Frequently asked questions

What is data normalization in product data management?

Data normalization is the process of converting product attributes — such as units of measure, naming conventions, and value formats — into a consistent, unified schema across a catalog. For example, normalizing "weight" means ensuring every SKU stores weight in the same unit (e.g., kilograms) rather than a mix of lbs, kg, and g sourced from different suppliers.

Is data normalization the same as data cleansing?

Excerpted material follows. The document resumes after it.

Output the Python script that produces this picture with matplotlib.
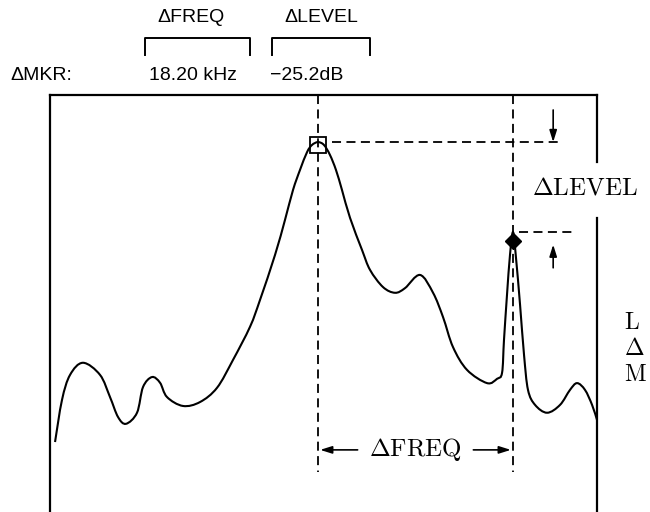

They overlap but are not the same. Data cleansing corrects errors and removes duplicates — it fixes values that are wrong. Data normalization standardizes format and structure — it reconciles values that are technically correct but inconsistently expressed. Both are prerequisites for accurate search and channel distribution, and typically run together.

Why does data normalization matter for B2B faceted search?

Faceted filters compare stored attribute values directly. If a product's width is stored as "12 in" in one record and "304.8 mm" in another, a filter for 12-inch products returns only one of them. At catalog scale, inconsistent units silently break category filters and spec comparisons — buyers see incomplete results without knowing why.

How is data normalization different from data enrichment?

Normalization fixes the form of data that already exists — converting units, standardizing naming, enforcing formats. Enrichment adds data that is entirely missing — application notes, certifications, compatibility attributes, descriptions written for buyer intent. A fully normalized catalog can still underperform if it lacks the attributes buyers use to evaluate and compare products.

How long does it take to normalize a B2B product catalog?

Initial normalization of an existing catalog typically runs from a few weeks to a few months, depending on catalog size and the number of distinct supplier schemas. The bigger variable is governance: normalization rules must run continuously at ingest to prevent new supplier data from reintroducing inconsistencies. A one-time project without ongoing automation will degrade.